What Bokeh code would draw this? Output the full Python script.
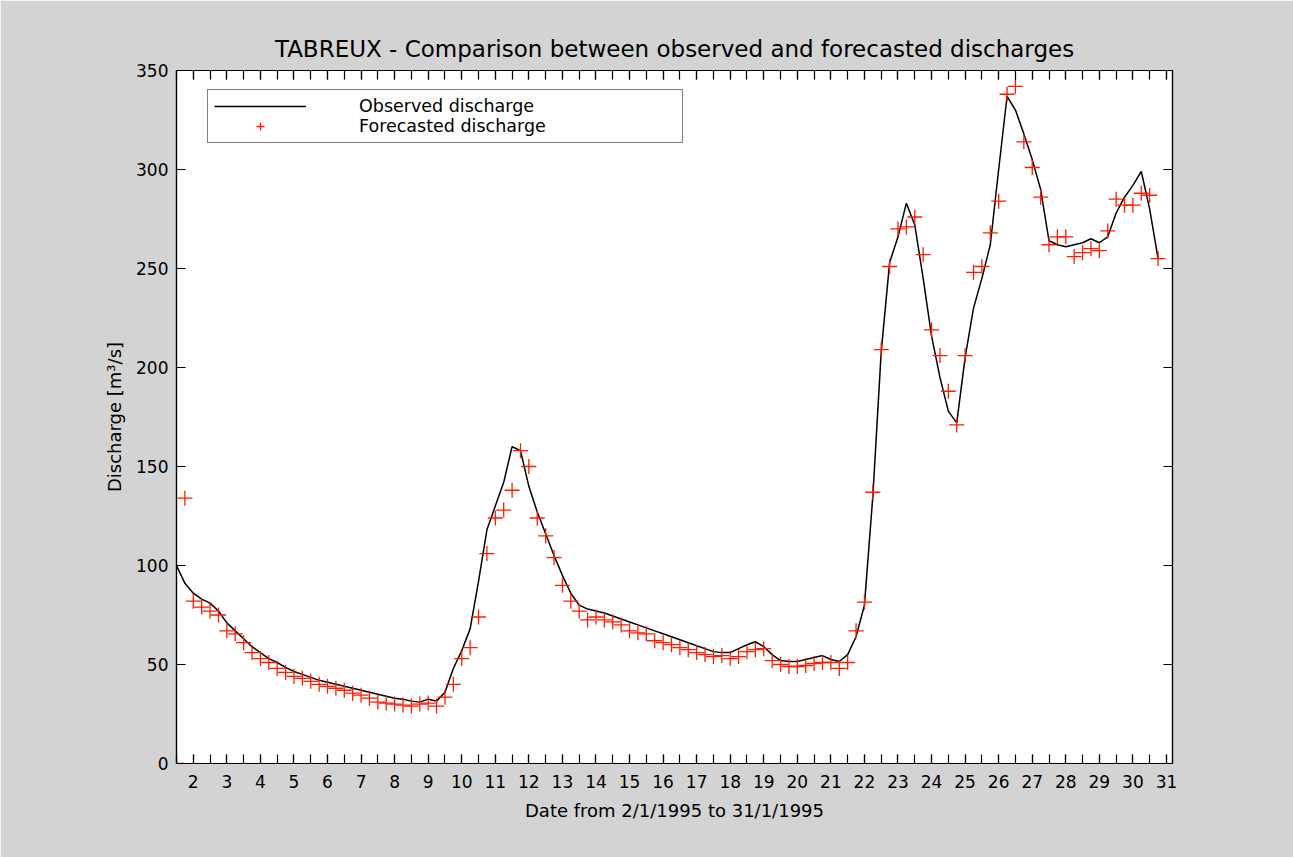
...
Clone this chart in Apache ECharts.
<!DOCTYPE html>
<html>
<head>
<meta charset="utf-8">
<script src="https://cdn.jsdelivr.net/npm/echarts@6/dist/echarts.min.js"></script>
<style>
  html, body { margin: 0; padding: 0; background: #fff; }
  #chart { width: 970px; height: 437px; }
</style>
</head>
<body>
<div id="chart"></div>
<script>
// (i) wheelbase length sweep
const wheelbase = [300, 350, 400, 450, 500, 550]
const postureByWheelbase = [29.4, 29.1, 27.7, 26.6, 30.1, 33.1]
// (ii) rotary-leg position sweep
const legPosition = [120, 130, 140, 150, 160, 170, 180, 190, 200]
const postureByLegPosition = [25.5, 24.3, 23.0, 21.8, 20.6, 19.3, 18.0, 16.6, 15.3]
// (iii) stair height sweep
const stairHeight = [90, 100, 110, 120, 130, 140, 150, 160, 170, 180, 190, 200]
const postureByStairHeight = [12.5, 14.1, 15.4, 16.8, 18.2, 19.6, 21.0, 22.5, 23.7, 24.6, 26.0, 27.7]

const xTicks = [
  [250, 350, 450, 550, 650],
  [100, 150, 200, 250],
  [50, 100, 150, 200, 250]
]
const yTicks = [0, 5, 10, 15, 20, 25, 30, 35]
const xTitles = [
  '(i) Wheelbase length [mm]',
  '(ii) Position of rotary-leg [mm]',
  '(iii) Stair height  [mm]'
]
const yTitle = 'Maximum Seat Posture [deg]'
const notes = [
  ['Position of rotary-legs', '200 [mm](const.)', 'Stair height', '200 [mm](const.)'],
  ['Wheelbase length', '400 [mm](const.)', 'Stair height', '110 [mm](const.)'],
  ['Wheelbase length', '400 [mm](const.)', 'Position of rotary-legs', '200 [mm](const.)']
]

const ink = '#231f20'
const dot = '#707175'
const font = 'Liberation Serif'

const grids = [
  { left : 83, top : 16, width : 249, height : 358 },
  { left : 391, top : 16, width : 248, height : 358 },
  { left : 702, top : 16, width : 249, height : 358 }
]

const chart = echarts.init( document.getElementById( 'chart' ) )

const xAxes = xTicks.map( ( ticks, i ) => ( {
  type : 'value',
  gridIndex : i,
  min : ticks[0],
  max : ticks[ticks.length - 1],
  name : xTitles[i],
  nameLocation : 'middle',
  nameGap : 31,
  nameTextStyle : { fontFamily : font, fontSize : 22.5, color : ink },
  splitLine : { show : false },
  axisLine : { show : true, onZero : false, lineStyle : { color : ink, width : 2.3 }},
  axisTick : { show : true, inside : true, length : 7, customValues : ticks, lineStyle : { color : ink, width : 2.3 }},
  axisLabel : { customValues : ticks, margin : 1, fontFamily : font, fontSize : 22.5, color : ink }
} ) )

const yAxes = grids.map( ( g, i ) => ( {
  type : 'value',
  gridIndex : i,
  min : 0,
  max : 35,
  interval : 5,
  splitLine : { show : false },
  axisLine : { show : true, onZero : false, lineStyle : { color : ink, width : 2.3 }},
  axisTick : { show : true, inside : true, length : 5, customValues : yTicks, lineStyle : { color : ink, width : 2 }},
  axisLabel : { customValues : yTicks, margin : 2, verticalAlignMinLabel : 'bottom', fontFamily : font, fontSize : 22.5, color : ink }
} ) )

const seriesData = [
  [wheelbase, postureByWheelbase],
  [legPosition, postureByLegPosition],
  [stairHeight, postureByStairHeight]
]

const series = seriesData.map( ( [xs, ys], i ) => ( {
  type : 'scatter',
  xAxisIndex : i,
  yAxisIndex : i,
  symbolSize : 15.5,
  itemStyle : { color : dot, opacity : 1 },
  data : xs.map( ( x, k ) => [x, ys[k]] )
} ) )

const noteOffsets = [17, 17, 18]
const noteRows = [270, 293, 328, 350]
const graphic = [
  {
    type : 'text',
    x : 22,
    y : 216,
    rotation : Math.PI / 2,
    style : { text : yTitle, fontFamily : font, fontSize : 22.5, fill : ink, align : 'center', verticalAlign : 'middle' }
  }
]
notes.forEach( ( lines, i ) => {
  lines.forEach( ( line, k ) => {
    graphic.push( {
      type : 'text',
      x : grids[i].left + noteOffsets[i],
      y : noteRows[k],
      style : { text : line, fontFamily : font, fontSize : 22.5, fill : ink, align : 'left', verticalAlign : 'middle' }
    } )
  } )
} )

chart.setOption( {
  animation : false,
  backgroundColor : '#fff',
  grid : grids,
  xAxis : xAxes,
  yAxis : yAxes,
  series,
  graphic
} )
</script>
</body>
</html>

*DESCRIPTION OF THE TASK:*
Start with the line that holds "Clone this chart in Apache ECharts." and finish with the line that holds "24.6, 26.0, 27.7]". Transcribe each line in between exactly, and those two as well.

*OUTPUT:*
Clone this chart in Apache ECharts.
<!DOCTYPE html>
<html>
<head>
<meta charset="utf-8">
<script src="https://cdn.jsdelivr.net/npm/echarts@6/dist/echarts.min.js"></script>
<style>
  html, body { margin: 0; padding: 0; background: #fff; }
  #chart { width: 970px; height: 437px; }
</style>
</head>
<body>
<div id="chart"></div>
<script>
// (i) wheelbase length sweep
const wheelbase = [300, 350, 400, 450, 500, 550]
const postureByWheelbase = [29.4, 29.1, 27.7, 26.6, 30.1, 33.1]
// (ii) rotary-leg position sweep
const legPosition = [120, 130, 140, 150, 160, 170, 180, 190, 200]
const postureByLegPosition = [25.5, 24.3, 23.0, 21.8, 20.6, 19.3, 18.0, 16.6, 15.3]
// (iii) stair height sweep
const stairHeight = [90, 100, 110, 120, 130, 140, 150, 160, 170, 180, 190, 200]
const postureByStairHeight = [12.5, 14.1, 15.4, 16.8, 18.2, 19.6, 21.0, 22.5, 23.7, 24.6, 26.0, 27.7]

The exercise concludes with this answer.